A team of engineers from Shropshire’s specialist orthopaedic hospital have been recognised with a prestigious, industry award.
The Orthotic Research and Locomotor Assessment Unit (ORLAU) at The Robert Jones and Agnes Hunt Orthopaedic Hospital, in partnership with Ricoh 3D, were announced as the winners of the Healthcare Application Award at a glittering ceremony for the TCT Awards.
Ricoh 3D is a Telford-based business which specialises in 3D printing services and manufacturing solutions, to support taking its clients from design to prototype and then production.
The team won the award for their work to update an old-fashioned knee alignment device which had become expensive to source, repair and replace.
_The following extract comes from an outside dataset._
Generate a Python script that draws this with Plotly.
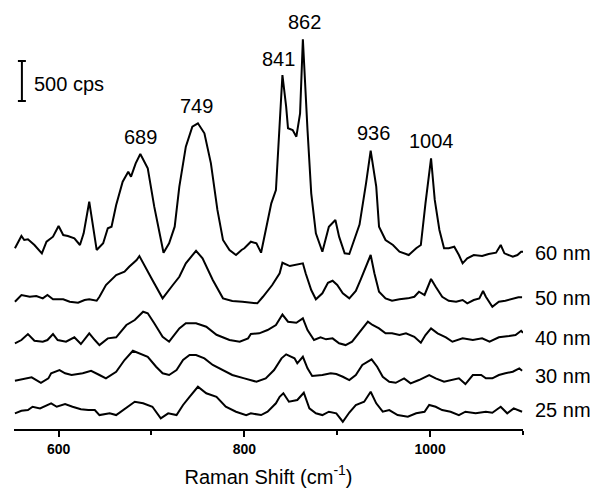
import plotly.graph_objects as go

# ---- data (Raman shift in cm^-1, intensity in cps above each trace's baseline) ----
labels = ["60 nm", "50 nm", "40 nm", "30 nm", "25 nm"]

x60 = [553,560,563,567,574,582,587,594,600,605,610,617,623,627,633,637,641,648,653,657,
       662,669,675,678,683,688,696,703,709,713,719,725,730,737,744,750,757,764,771,777,
       784,791,797,800,807,813,818,823,829,834,838,841,845,847,852,856,860,863,868,872,
       877,884,891,898,902,908,913,918,924,931,936,942,945,952,960,967,977,985,990,995,
       1001,1005,1010,1015,1020,1026,1031,1035,1040,1047,1056,1063,1071,1076,1080,1089,1094,1098,1100]
y60 = [84,238,188,196,125,21,166,229,363,250,238,209,125,271,666,354,63,146,334,354,
       625,916,1041,979,1146,1263,1084,604,271,29,146,354,854,1354,1604,1646,1521,1146,563,188,
       63,0,63,84,166,146,29,313,646,813,1563,2250,1854,1584,1563,1479,1771,2696,1563,771,
       271,41,354,438,229,21,13,188,380,896,1304,854,354,188,125,41,0,84,125,646,
       1209,688,313,84,84,104,0,-104,-41,0,-13,13,29,125,21,-21,0,41,41]

x50 = [553,560,569,576,583,588,594,605,612,621,628,633,641,644,651,662,671,676,684,687,
       701,712,723,730,737,748,755,766,777,787,798,814,820,830,838,841,849,856,863,866,
       872,877,884,890,895,900,906,913,920,925,931,936,940,945,952,959,967,976,983,988,
       994,1001,1006,1013,1020,1028,1035,1040,1047,1053,1057,1060,1067,1074,1081,1088,1095,1099]
y50 = [-21,63,41,50,21,63,9,9,-21,-34,0,9,-9,41,188,313,354,416,500,550,
       250,21,188,291,459,616,521,250,21,-13,-21,-41,41,188,334,466,425,438,459,334,
       125,9,84,216,241,188,84,21,113,250,416,563,334,104,21,-9,9,21,41,104,
       63,263,166,41,-9,-21,0,-41,0,21,113,41,-84,-21,-9,9,34,34]

x40 = [553,560,567,574,583,588,594,599,608,617,624,633,639,644,653,662,673,682,691,696,
       703,712,719,730,737,748,759,770,784,795,804,807,816,825,834,841,847,856,863,868,
       875,882,888,895,902,909,916,922,927,933,938,945,952,959,967,974,983,990,995,1001,
       1008,1017,1024,1035,1046,1056,1064,1074,1085,1092,1098,1100]
y40 = [-41,0,75,-9,-21,0,75,0,-21,34,-50,84,0,-63,21,34,188,250,354,334,
       209,41,-21,146,209,209,166,66,0,-21,21,75,84,125,188,319,229,216,271,125,
       0,34,9,21,-41,-63,-21,63,146,229,188,146,84,84,63,84,41,-34,63,146,
       84,34,-21,21,0,21,-21,34,50,63,116,91]

x30 = [553,562,571,581,589,592,601,607,614,626,635,644,651,662,671,680,687,696,705,712,
       719,727,734,741,748,757,766,777,787,800,813,823,832,840,845,854,857,863,868,873,
       884,893,899,906,913,920,927,937,943,949,956,963,972,979,988,999,1006,1015,1024,1031,
       1038,1046,1055,1060,1067,1074,1081,1089,1096,1099]
y30 = [-34,-16,9,-59,-4,59,100,59,38,59,91,38,-4,79,225,341,309,266,141,59,
       38,100,225,288,288,246,163,100,38,-4,-46,-4,100,246,296,246,184,266,121,25,
       38,59,50,16,-25,38,163,234,141,16,-46,-59,-4,-66,-25,38,-4,-46,-25,-4,
       -75,38,38,-4,-4,38,59,79,121,91]

x25 = [553,560,567,572,580,587,592,598,607,615,624,632,639,644,655,662,671,682,691,701,
       710,718,727,734,741,750,759,770,780,791,802,807,818,825,834,838,842,848,857,864,
       870,877,884,891,899,906,913,920,929,936,942,949,956,965,976,985,994,999,1006,1013,
       1022,1031,1038,1049,1060,1067,1076,1083,1090,1099]
y25 = [-16,16,25,66,46,88,109,66,100,66,34,25,25,-38,-16,-38,34,129,109,66,
       -79,-16,-38,88,191,316,234,191,66,4,-38,-16,-38,4,109,191,234,129,150,241,
       46,-16,-38,4,-16,-121,-6,88,129,254,109,4,25,-38,-59,-16,4,88,66,25,
       4,-38,4,-16,4,-9,66,-16,46,4]

offsets = [2175, 1612, 1112, 637, 212]          # vertical stacking (cps)
peak_labels = ["689", "749", "841", "862", "936", "1004"]
peak_label_pos = [(688, 3650), (748, 4040), (837, 4625), (865, 5090), (939, 3706), (1001, 3606)]
tick_vals = [600, 800, 1000]
scale_cps = 500

FONT = "Liberation Sans, Arial, sans-serif"

series = [(x60, y60), (x50, y50), (x40, y40), (x30, y30), (x25, y25)]

fig = go.Figure()
for (xs, ys), off in zip(series, offsets):
    fig.add_trace(go.Scatter(x=xs, y=[v + off for v in ys], mode="lines",
                             line=dict(color="black", width=2), showlegend=False,
                             hoverinfo="skip"))

# trace labels on the right
for lab, off in zip(labels, offsets):
    fig.add_annotation(x=1.02, xref="paper", y=off + 25, yref="y", text=lab,
                       showarrow=False, xanchor="left", yanchor="middle",
                       font=dict(family=FONT, size=20, color="black"))

# peak labels
for txt, (px, py) in zip(peak_labels, peak_label_pos):
    fig.add_annotation(x=px, y=py, text=txt, showarrow=False, xanchor="center",
                       yanchor="middle", font=dict(family=FONT, size=20, color="black"))

# scale bar
sb_x, sb_y0 = 560.5, 4100
fig.add_shape(type="line", x0=sb_x, x1=sb_x, y0=sb_y0, y1=sb_y0 + scale_cps,
              line=dict(color="black", width=2))
for yy in (sb_y0, sb_y0 + scale_cps):
    fig.add_shape(type="line", x0=sb_x - 4.3, x1=sb_x + 4.3, y0=yy, y1=yy,
                  line=dict(color="black", width=2))
fig.add_annotation(x=571, y=sb_y0 + scale_cps / 2 - 40, text=f"{scale_cps} cps",
                   showarrow=False, xanchor="left", yanchor="middle",
                   font=dict(family=FONT, size=20, color="black"))

fig.update_layout(
    width=593, height=491,
    margin=dict(l=14, r=70, t=5, b=62),
    paper_bgcolor="white", plot_bgcolor="white",
    showlegend=False,
    xaxis=dict(range=[552, 1100], tickvals=tick_vals, ticks="outside", ticklen=6,
               tickwidth=2, tickcolor="black", showline=True, linecolor="black",
               linewidth=2, showgrid=False, zeroline=False,
               tickfont=dict(family=FONT, size=14, color="black", weight="bold"),
               minor=dict(tickvals=[700, 900, 1100], ticks="outside", ticklen=4,
                          tickwidth=2, tickcolor="black", showgrid=False),
               title=dict(text="Raman Shift (cm<sup>-1</sup>)", standoff=14,
                          font=dict(family=FONT, size=20, color="black")),
               automargin=False),
    yaxis=dict(range=[0, 5300], visible=False, showgrid=False, zeroline=False),
)

fig.write_html("out.html", config={"displayModeBar": False},
               post_script="document.body.style.margin='0';document.body.style.overflow='hidden';")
The new device, which is used in the Gait Lab in ORLAU where the walking gait and movement of patients is analysed, was designed specifically through 3D printing and has new and improved features to support performance for both clinicians and patients.
Sam Oliver, Clinical Engineer and Designer at the Oswestry-based hospital, described this project as resetting the clinical mindset to give other NHS hospitals the confidence in 3D printing as the primary method of manufacture.
He said: “Patient care is always our priority, but this improved design is not only more effective, it is cheaper and quicker to manufacture.
“This whole process has really shone a spotlight on the key that 3D printing technologies hold, when unlocking the next generation of innovations.
“We are thrilled to see the project recognised in this way and look forward to continuing our working partnership with the team at Ricoh 3D.”
The TCT Awards aims to celebrate the technology, innovations, and application developments within the 3D printing community.
Mark Dickin, Additive Manufacturing and Moulding Engineering Manager at Ricoh, said: “It’s been great to showcase the fantastic work we’ve done with the ORLAU team, and I am thrilled with the award win.
“Working in partnership with customers like RJAH is producing some incredible technical innovations and our talented team of material specialists and design engineers really are equipped to take on any challenge.
“The versatility and potential of 3D really is limitless, and we are thrilled that we have been able to make a real difference to the lives of patients with our knowledge and skill in this technology.”
Pictured [hi-res copy attached]: Sam Oliver, Clinical Engineer and Designer, with the device.